Do market days change on holidays?
Yes — when a public holiday falls on the market day, the municipality shifts it and announces the new date. Famagusta’s documented case: when the Thursday market clashed with a new-year holiday, the council moved it by a day or two and posted the change, which is exactly how the Thursday standing day came to be confirmed. The practical takeaway for any holiday week: check the council’s social pages before you set out. The fixed 2026 holiday dates that can move a market are in the public holidays guide.
Crates loaded, the car does the carrying: book a car · WhatsApp +90 546 996 1004 — English spoken.
Frequently Asked Questions
Which day is the Famagusta market?
Thursday is the main weekly open-air market day in Gazimağusa (Famagusta), as of 2026, confirmed via municipality announcements. When a public holiday lands on the Thursday, the municipality moves the market by a day or two and posts the change — check the council's social pages in holiday weeks.
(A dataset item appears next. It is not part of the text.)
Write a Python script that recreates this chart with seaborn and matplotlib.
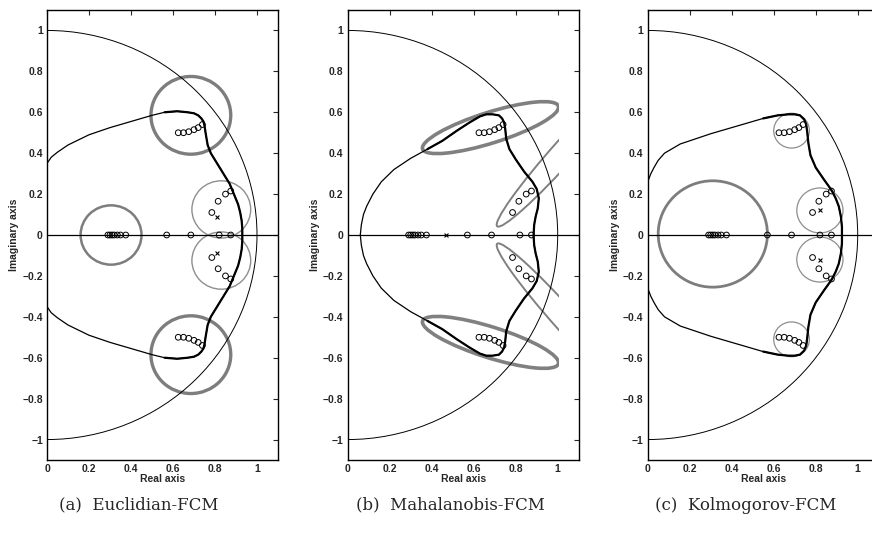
import numpy as np
import pandas as pd
import matplotlib
matplotlib.use("Agg")
import matplotlib.pyplot as plt
from matplotlib.patches import Circle, Ellipse, Arc, Rectangle
import seaborn as sns

# zeros shared by the three plots (upper half; conjugates are mirrored)
real_zeros = [0.29, 0.30, 0.31, 0.32, 0.335, 0.35, 0.375, 0.57, 0.685, 0.82, 0.875]
cplx_zeros_re = [0.625, 0.65, 0.675, 0.70, 0.72, 0.74, 0.785, 0.815, 0.85, 0.875]
cplx_zeros_im = [0.50, 0.50, 0.505, 0.515, 0.525, 0.54, 0.11, 0.165, 0.20, 0.215]

captions = ["(a)  Euclidian-FCM", "(b)  Mahalanobis-FCM", "(c)  Kolmogorov-FCM"]

# poles (upper half)
poles_a_re = [0.81]
poles_a_im = [0.09]
poles_b_re = [0.47]
poles_b_im = [0.0]
poles_c_re = [0.82]
poles_c_im = [0.12]

# boundary curves, upper half (from the left end down to the real axis)
curve_a_x = [0.00, 0.02, 0.05, 0.10, 0.20, 0.30, 0.40, 0.50, 0.56, 0.62, 0.67, 0.70, 0.72,
             0.735, 0.745, 0.75, 0.755, 0.76, 0.765, 0.78, 0.81, 0.84, 0.87, 0.89, 0.91,
             0.92, 0.927, 0.93, 0.93]
curve_a_y = [0.35, 0.38, 0.405, 0.44, 0.49, 0.525, 0.555, 0.585, 0.60, 0.605, 0.60, 0.595,
             0.585, 0.57, 0.555, 0.535, 0.50, 0.47, 0.44, 0.40, 0.35, 0.30, 0.25, 0.20, 0.15,
             0.11, 0.07, 0.03, 0.0]
curve_b_x = [0.06, 0.065, 0.075, 0.09, 0.12, 0.16, 0.22, 0.30, 0.38, 0.45, 0.52, 0.58, 0.63,
             0.66, 0.69, 0.72, 0.735, 0.745, 0.75, 0.755, 0.77, 0.80, 0.84, 0.88, 0.90, 0.91,
             0.905, 0.895, 0.888, 0.885]
curve_b_y = [0.0, 0.05, 0.10, 0.14, 0.20, 0.26, 0.32, 0.375, 0.42, 0.46, 0.51, 0.55, 0.58,
             0.59, 0.59, 0.585, 0.57, 0.55, 0.52, 0.47, 0.42, 0.37, 0.31, 0.26, 0.225, 0.18,
             0.13, 0.09, 0.05, 0.0]
curve_c_x = [0.00, 0.015, 0.03, 0.05, 0.08, 0.155, 0.30, 0.45, 0.55, 0.62, 0.67, 0.70, 0.725,
             0.745, 0.755, 0.76, 0.765, 0.775, 0.80, 0.84, 0.875, 0.895, 0.91, 0.92, 0.925,
             0.925]
curve_c_y = [0.26, 0.30, 0.33, 0.365, 0.40, 0.445, 0.495, 0.54, 0.57, 0.585, 0.59, 0.59,
             0.585, 0.565, 0.54, 0.50, 0.45, 0.39, 0.33, 0.27, 0.22, 0.18, 0.14, 0.09, 0.04,
             0.0]
thin_until = [0.55, 0.38, 0.55]   # left part of the curve drawn thin

# cluster circles: (cx, cy, r, lw, grey)
circles_a = [(0.685, 0.585, 0.19, 2.4, "#7d7d7d"), (0.685, -0.585, 0.19, 2.4, "#7d7d7d"),
             (0.83, 0.125, 0.14, 1.0, "#8e8e8e"), (0.83, -0.125, 0.14, 1.0, "#8e8e8e"),
             (0.305, 0.0, 0.145, 1.8, "#7d7d7d")]
circles_c = [(0.31, 0.005, 0.26, 2.0, "#7d7d7d"),
             (0.685, 0.51, 0.085, 0.9, "#8e8e8e"), (0.685, -0.51, 0.085, 0.9, "#8e8e8e"),
             (0.82, 0.12, 0.11, 0.9, "#8e8e8e"), (0.82, -0.12, 0.11, 0.9, "#8e8e8e")]
# Mahalanobis ellipses: (cx, cy, width, height, angle, lw)
ellipses_b = [(0.68, 0.525, 0.68, 0.15, 18, 2.6), (0.68, -0.525, 0.68, 0.15, -18, 2.6),
              (1.04, 0.42, 1.0, 0.11, 49, 1.4), (1.04, -0.42, 1.0, 0.11, -49, 1.4)]

sns.set_style("white")
plt.rcParams["font.family"] = ["Liberation Sans", "DejaVu Sans"]

fig = plt.figure(figsize=(8.72, 5.35), dpi=100)
lefts = [47, 347.7, 647.7]
axes = [fig.add_axes([l / 872, 75 / 535, 231 / 872, 450 / 535]) for l in lefts]
cap_x = [139, 450, 746]

zr = real_zeros + cplx_zeros_re + cplx_zeros_re
zi = [0.0] * len(real_zeros) + cplx_zeros_im + [-v for v in cplx_zeros_im]
zeros = pd.DataFrame({"re": zr, "im": zi})

curves = [(curve_a_x, curve_a_y), (curve_b_x, curve_b_y), (curve_c_x, curve_c_y)]
poles = [(poles_a_re, poles_a_im), (poles_b_re, poles_b_im), (poles_c_re, poles_c_im)]

for i, ax in enumerate(axes):
    # cluster shapes
    if i == 0 or i == 2:
        for cx, cy, r, lw, col in (circles_a if i == 0 else circles_c):
            ax.add_patch(Circle((cx, cy), r, fill=False, ec=col, lw=lw, zorder=2))
    else:
        clip = Rectangle((0, -1.1), 1.005, 2.2, transform=ax.transData)
        for cx, cy, w, h, ang, lw in ellipses_b:
            e = Ellipse((cx, cy), w, h, angle=ang, fill=False, ec="#808080", lw=lw, zorder=2)
            ax.add_patch(e)
            e.set_clip_path(clip)

    # unit semicircle and real axis
    ax.add_patch(Arc((0, 0), 2, 2, theta1=-90, theta2=90, color="black", lw=0.7, zorder=3))
    ax.axhline(0, color="black", lw=0.9, zorder=3)

    # boundary curve: upper half then mirrored lower half
    cx, cy = curves[i]
    full_x = list(cx) + list(cx[::-1])
    full_y = list(cy) + [-v for v in cy[::-1]]
    sns.lineplot(x=full_x, y=full_y, sort=False, estimator=None, color="black", lw=0.9,
                 ax=ax, zorder=4)
    n = len(cx)
    k0 = next(k for k, v in enumerate(cx) if v >= thin_until[i])
    tx = full_x[k0:2 * n - k0]
    ty = full_y[k0:2 * n - k0]
    sns.lineplot(x=tx, y=ty, sort=False, estimator=None, color="black", lw=1.6, ax=ax, zorder=4)

    # zeros and poles
    sns.scatterplot(data=zeros, x="re", y="im", marker="o", s=17, facecolors="none",
                    edgecolor="black", linewidth=0.7, ax=ax, zorder=5)
    pr, pi = poles[i]
    pr2 = list(pr) + [v for v, w in zip(pr, pi) if w != 0]
    pi2 = list(pi) + [-w for w in pi if w != 0]
    sns.scatterplot(x=pr2, y=pi2, marker="x", s=8, color="black", linewidth=0.8, ax=ax, zorder=5)

    ax.set_xlim(0, 1.1)
    ax.set_ylim(-1.1, 1.1)
    ax.set_xticks([0, 0.2, 0.4, 0.6, 0.8, 1])
    ax.set_xticklabels(["0", "0.2", "0.4", "0.6", "0.8", "1"])
    yt = [-1, -0.8, -0.6, -0.4, -0.2, 0, 0.2, 0.4, 0.6, 0.8, 1]
    ax.set_yticks(yt)
    ax.set_yticklabels(["\u22121", "\u22120.8", "\u22120.6", "\u22120.4", "\u22120.2", "0",
                        "0.2", "0.4", "0.6", "0.8", "1"])
    ax.tick_params(direction="in", top=True, right=True, length=3.5, width=0.8,
                   labelsize=7.5, pad=3)
    for lab in ax.get_xticklabels() + ax.get_yticklabels():
        lab.set_fontweight("bold")
    for s in ax.spines.values():
        s.set_color("black")
        s.set_linewidth(1.0)
    ax.set_xlabel("Real axis", fontsize=7.5, fontweight="bold", labelpad=0)
    ax.set_ylabel("Imaginary axis", fontsize=7.5, fontweight="bold", labelpad=2)

    fig.text(cap_x[i] / 872, 30 / 535, captions[i], ha="center", va="center",
             fontsize=12, family="DejaVu Serif")

fig.savefig("out.png", dpi=100)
Do you pay cash at North Cyprus markets?
Yes — open-air market stalls run on cash, almost always Turkish lira, and most do not take cards. Bring small notes; the supermarkets that do take cards are a separate shop, and the money and cards guide covers where each works.
Can you haggle at the market?
Gently, and mostly on volume or near closing time. Posted produce prices are fairly fixed, but buying a full crate, or arriving in the last hour as stalls pack up, is where a small discount appears.
What time should you go to the market?
Morning. Markets are produce-led and busiest and best-stocked early; by mid-afternoon the choice has thinned and the stalls start packing up, which is also when end-of-day discounts surface.